J. Cooke Longstreth
OFFICE LOCATION: Philadelphia, PA
TENURE: –
HEARINGS: 1
RENDITIONS: 0
CASES:
Daniel Webster Case (1859) – 1 released
- After Philadelphia commissioner J. Cooke Longstreth issued a warrant for Webster’s arrest, U.S. Marshal John Jenkins journeyed to Harrisburg to seize the accused. The arrest occurred in broad daylight at the market in downtown Harrisburg, quickly triggering outrage. Residents there demanded that Jenkins “show us his authority for the arrest,” and the marshal reluctantly produced a warrant of arrest “signed by Cooke Longstreth, calling for the arrest of one Daniel Dangerfield.” [1859-04-04 Harrisburg, PA Daily Telegraph]
- In his decision to release Webster, Longstreth revealed that the claimants’ initial power of attorney (under Section 6 of the law) had contained errors. Longstreth had allowed the documents to be “amended” before issuing a warrant for Daniel Webster’s arrest. The case ultimately hinged on the accused’s identity, and whether the claimants could definitely prove that Webster was the fugitive described in the claimants’ documents.

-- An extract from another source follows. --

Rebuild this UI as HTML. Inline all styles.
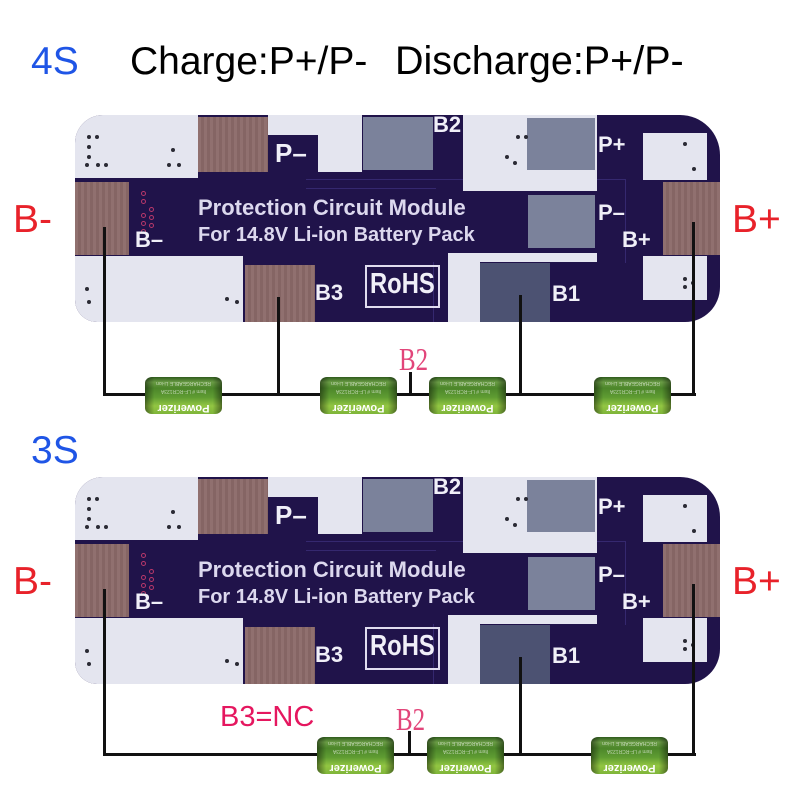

Yet Longstreth explained that the testimony of William M. Jones, an African American anti-slavery activist from Harrisburg, “had given him anxious thought.” Jones testified that Webster could not possibly have escaped when the claimants claimed, as Webster had helped dig a cellar for a Harrisburg property Jones purchased in 1853. Longstreth tied his decision to Jones’s testimony, noting “it would be unjust… to send this man back to Virginia” when Longstreth’s “mind was not perfectly satisfied as to his being the Daniel Dangerfield described in the record, and claimed as being a fugitive from labor.” [1859-04-07 Philadelphia Press]
NOTES:
- Details of the Webster case were later compiled and published by James Miller McKim of the Pennsylvania Anti-Slavery Society, as The Arrest, Trial, and Release of Daniel Webster, a Fugitive Slave.